Actually

It’s the 28th of December.

You’ve been reporting on a football match, your last as a sports journalist. It was a drab, goalless draw on a freezing night in South London. The best part about the game was the free neon fleece they gave you so you could keep warm in the press box. That and the fact that it was your last.

You are done with football and the people in it. You are done with trust, done with romance, done with large swathes of humanity. It has been a supremely crappy year.

You have stupidly arranged to meet up with friends for drinks nearby after the game, after the boring managers’ press conference, after you’ve filed a few paragraphs of dull copy to the newspaper and snapped your laptop shut.

You don’t want to go out tonight. You want to go back to your mum and stepdad’s house and lie on the couch under a duvet watching Love, Actually. You hate Love, Actually with a burning passion. That you want to watch it for the third time in two days is a terrible sign.

You call your mum on your way out of the stadium, still wearing the neon fleece, still lugging your laptop bag.

“I don’t want to go out tonight,” you say.

“Don’t be silly,” she tells you. “You should go.”

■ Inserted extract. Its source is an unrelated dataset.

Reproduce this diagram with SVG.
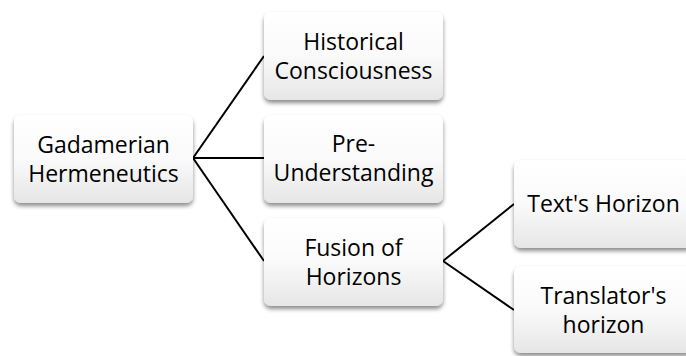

Reluctantly, you drag yourself along. A few hours later, you are in a pub with your college friends, your older brother and his girlfriend. A few drinks later, you are start to feel a little brighter.

You don’t know it yet, but in a pub nearby, two American roommates are drinking. They just landed in London from LA and are staying out late to beat their jet lag. They are only here for two nights and every second counts. They are drinking with a group of random English blokes, led by a man named Rob.

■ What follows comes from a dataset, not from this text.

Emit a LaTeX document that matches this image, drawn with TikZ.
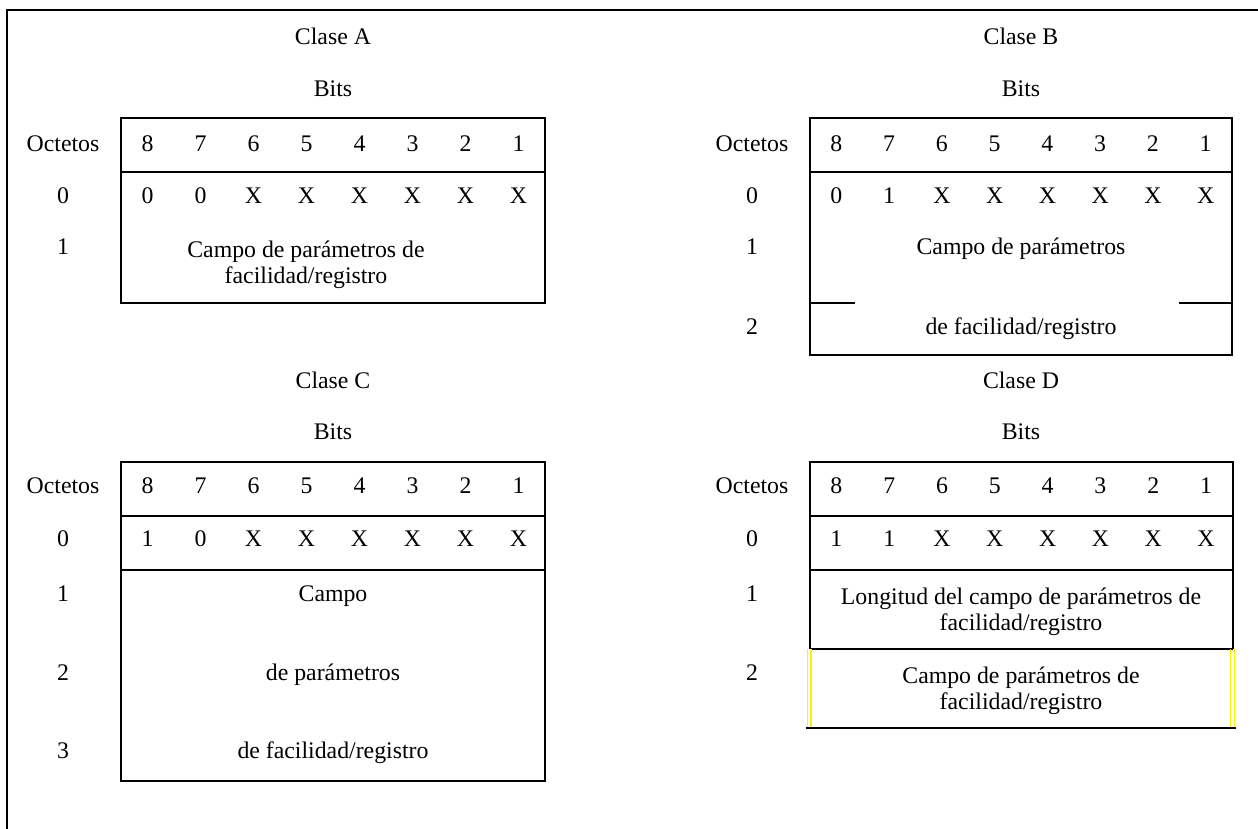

At around eleven o’clock, your friends suggest you all move on from the pub, which is closing, to a late night bar fashioned from an old public toilet on Shepherd’s Bush Green. A toilet filled with booze seems like exactly the place you should be right now, so you go along.

At around the same time, the pub the Americans are in is closing. Their new friend Rob offers to take them to a late night bar fashioned from an old public toilet on Shepherd’s Bush Green.

Some time later, you are standing outside the bar/toilet on the green, smoking a cigarette. You gave up smoking years ago, but you’ve decided to take it up again for the holidays, in much the same way you’ve decided to take up watching Love, Actually.

Outside, in the bitter cold, you notice a man with good posture and a nice scarf and a lovely handsome face that is open and kind and disarmingly earnest. He is smiling at you. He radiates goodness in a way you are quite unprepared for on the dregs of this wintry night, on the tail end of this crappy year.

In the meantime, another man approaches you. He is fair-haired and fairly drunk.

“What’s your name?” he asks.

You tell him.

“I’m Rob,” he says.

This is bad news. You have been avoiding the name Rob. Somebody with the name Rob recently broke your heart, contributed greatly to your loss of faith in football and large swathes of humanity, to your current predilection for cheesy romcoms.

“Oh,” you say. “I’m actually not speaking to anyone called Rob right now.”

The man with the good posture and the nice scarf and the lovely, handsome face that is open and kind and disarmingly earnest steps forward. He speaks with an American accent, which is also unexpected.

“I’m not called Rob,” he says.

You chat with him and him alone for the rest of the night.

Later, when you’re sharing a taxi home with your brother and his girlfriend, you keep saying the same thing over and over, because it surprises you.

“I liked him.”

You remind yourself that it will never go anywhere. He lives thousands of miles away and he is leaving in twenty-four hours. And besides, you have lost faith in large swathes of humanity.

Seven years later, you are happily married. You dated each other long distance for a while, before you met in the middle and moved to New York City. You will always be grateful for the things that made that year so crappy and for the drab, goalless draw, and for the random English blokes and the toilet/bar on Shepherd's Bush Green.

This year you became parents to a beautiful baby boy, who is also not called Rob.